Ingredients

Serves 4


2 tsp olive oil
2 diced brown onions
8 frenched lamb shanks
400g can diced tomatoes
2 tbsp tomato paste
1 red chilli, sliced
1 litre chicken stock (add a little more towards the end of the cooking time if it is too thick)
2 tsp curry powder
1 ½  cups dried white beans (cannellini variety), soaked in cold water overnight and then drained
2 red capsicums, roasted, peeled and cut into 3cm wide strips
2 zucchini cut into 3cm long batons
 
Continental Parsley, finely chopped, to serve

Method


Preheat the oven to 180°C.

Cook the onion & chilli over medium heat in small amount of olive oil till softened, transfer to baking dish. Brown the shanks and add to baking dish.

Combine the tomatoes, tomato paste, beans, stock and curry powder and pour over the shanks. Cover tightly and bake for 2 hours. Turn the shanks every 30 minutes or so.
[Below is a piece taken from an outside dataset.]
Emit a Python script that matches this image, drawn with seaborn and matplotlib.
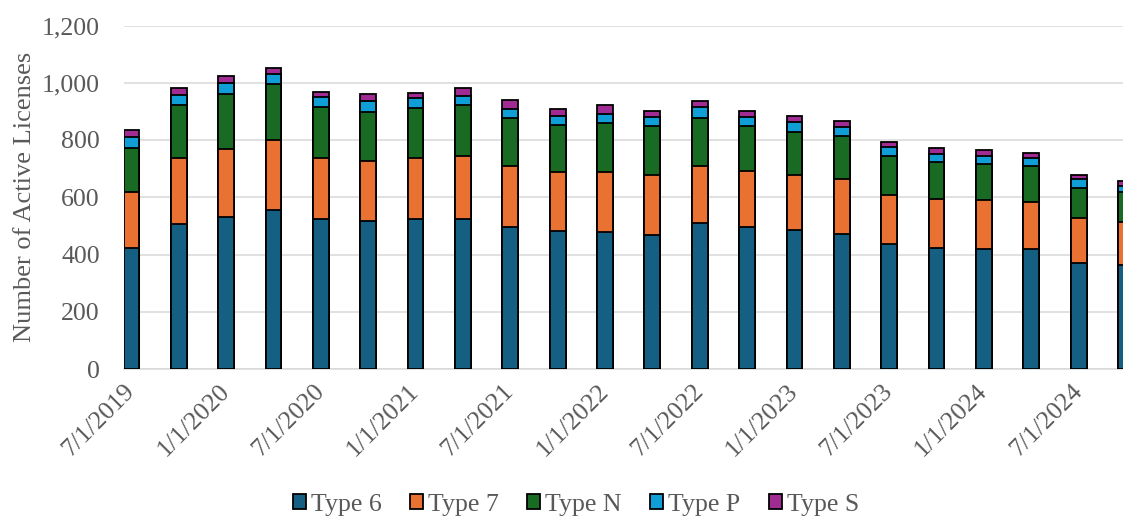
import numpy as np
import pandas as pd
import matplotlib
matplotlib.use("Agg")
import matplotlib.pyplot as plt
import seaborn as sns
from matplotlib.patches import Patch
from matplotlib.ticker import FuncFormatter

# Quarterly snapshot dates
dates = [
    "2019-07-01", "2019-10-01", "2020-01-01", "2020-04-01", "2020-07-01", "2020-10-01",
    "2021-01-01", "2021-04-01", "2021-07-01", "2021-10-01", "2022-01-01", "2022-04-01",
    "2022-07-01", "2022-10-01", "2023-01-01", "2023-04-01", "2023-07-01", "2023-10-01",
    "2024-01-01", "2024-04-01", "2024-07-01", "2024-10-01",
]

# Active licenses by type
type_6 = [421, 506, 532, 557, 525, 518, 525, 525, 496, 482, 480,
          469, 511, 496, 484, 473, 436, 422, 419, 419, 370, 364]
type_7 = [197, 232, 238, 244, 212, 208, 213, 220, 212, 207, 209,
          210, 197, 194, 193, 190, 173, 173, 171, 164, 158, 150]
type_n = [155, 183, 191, 194, 177, 173, 173, 176, 169, 162, 169,
          169, 169, 158, 152, 151, 136, 127, 126, 126, 106, 103]
type_p = [36, 35, 38, 35, 35, 36, 36, 34, 32, 32, 33,
          32, 37, 32, 33, 33, 29, 29, 29, 29, 29, 24]
type_s = [25, 27, 26, 23, 20, 25, 18, 26, 31, 26, 30,
          22, 22, 22, 22, 18, 20, 20, 20, 18, 16, 15]

series_names = ["Type 6", "Type 7", "Type N", "Type P", "Type S"]
series_colors = ["#156082", "#E97132", "#196B24", "#0F9ED5", "#A02B93"]

tick_labels = ["7/1/2019", "1/1/2020", "7/1/2020", "1/1/2021", "7/1/2021", "1/1/2022",
               "7/1/2022", "1/1/2023", "7/1/2023", "1/1/2024", "7/1/2024"]

TEXT = "#595959"
GRID = "#D9D9D9"
FS = 18.6

sns.set_theme(style="white")
plt.rcParams["font.family"] = ["Liberation Serif", "DejaVu Serif"]


def month_index(ts):
    ts = pd.Timestamp(ts)
    return (ts.year - 2019) * 12 + ts.month - 7


months = np.array([month_index(d) for d in dates], dtype=float)
# each bar occupies its whole month on the date axis
bar_x = months + 0.5

values = np.array([type_6, type_7, type_n, type_p, type_s], dtype=float)
stack_tops = np.cumsum(values, axis=0)

fig = plt.figure(figsize=(11.23, 5.18), dpi=100)
ax = fig.add_axes([123.5 / 1123, 149 / 518, 1 - 123.5 / 1123, (369 - 25.5) / 518])

# draw the stacked totals from the top down so each lower layer covers the one above
for i in reversed(range(len(series_names))):
    df = pd.DataFrame({"x": bar_x, "top": stack_tops[i]})
    sns.barplot(data=df, x="x", y="top", native_scale=True, width=1 / 3,
                color=series_colors[i], saturation=1, edgecolor="black",
                linewidth=1.3, errorbar=None, ax=ax, zorder=3)

ax.set_ylim(0, 1200)
ax.set_yticks(np.arange(0, 1201, 200))
ax.yaxis.set_major_formatter(FuncFormatter(lambda v, p: f"{int(v):,}"))
xmax = (1123 - 123.5) / 15.787
ax.set_xlim(0, xmax)

tick_pos = [month_index(pd.to_datetime(t, format="%m/%d/%Y")) for t in tick_labels]
ax.set_xticks(tick_pos)
ax.set_xticklabels(tick_labels, rotation=45, ha="right", va="top",
                   rotation_mode="anchor")

ax.grid(axis="y", color=GRID, linewidth=1.1, zorder=0)
ax.grid(axis="x", visible=False)
ax.set_axisbelow(True)
for side in ["left", "right", "top"]:
    ax.spines[side].set_visible(False)
ax.spines["bottom"].set_color(GRID)
ax.spines["bottom"].set_linewidth(1.1)

ax.tick_params(axis="y", length=0, pad=17, labelsize=FS, labelcolor=TEXT)
ax.tick_params(axis="x", length=5, width=1.1, color=GRID, direction="out",
               pad=3, labelsize=FS, labelcolor=TEXT)

ax.set_xlabel("")
ax.set_ylabel("Number of Active Licenses", fontsize=19, color=TEXT)
ax.yaxis.set_label_coords(-0.088, 0.5)

handles = [Patch(facecolor=c, edgecolor="black", linewidth=1.3, label=n)
           for n, c in zip(series_names, series_colors)]
fig.legend(handles=handles, loc="center", bbox_to_anchor=(576 / 1123, 1 - 505 / 518),
           ncol=5, frameon=False, fontsize=FS, labelcolor=TEXT,
           handlelength=0.5, handleheight=0.5, handletextpad=0.2,
           columnspacing=1.1, borderaxespad=0)

fig.savefig("out.png", dpi=100)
After about 2 hours, remove the shanks, add the capsicums and zucchini, then add the shanks back on top. Cover tightly again, and cook for another 30 minutes, adding more stock if it seems too dry.
 
Sprinkle with parsley and serve with polenta and extra vegetables if desired.
 
 
Polenta
Cook instant polenta according to directions on the pack, substituting the water for stock of your choice. This gives a little extra flavour.  If you are not watching your calories, at the end add a good knob of butter and a handful of freshly grated parmesan cheese and stir well. If you have the time and energy, make the polenta that takes ½ to 1 hour to cook.  Apparently the texture is more appealing although Arianne has never had the time to make it!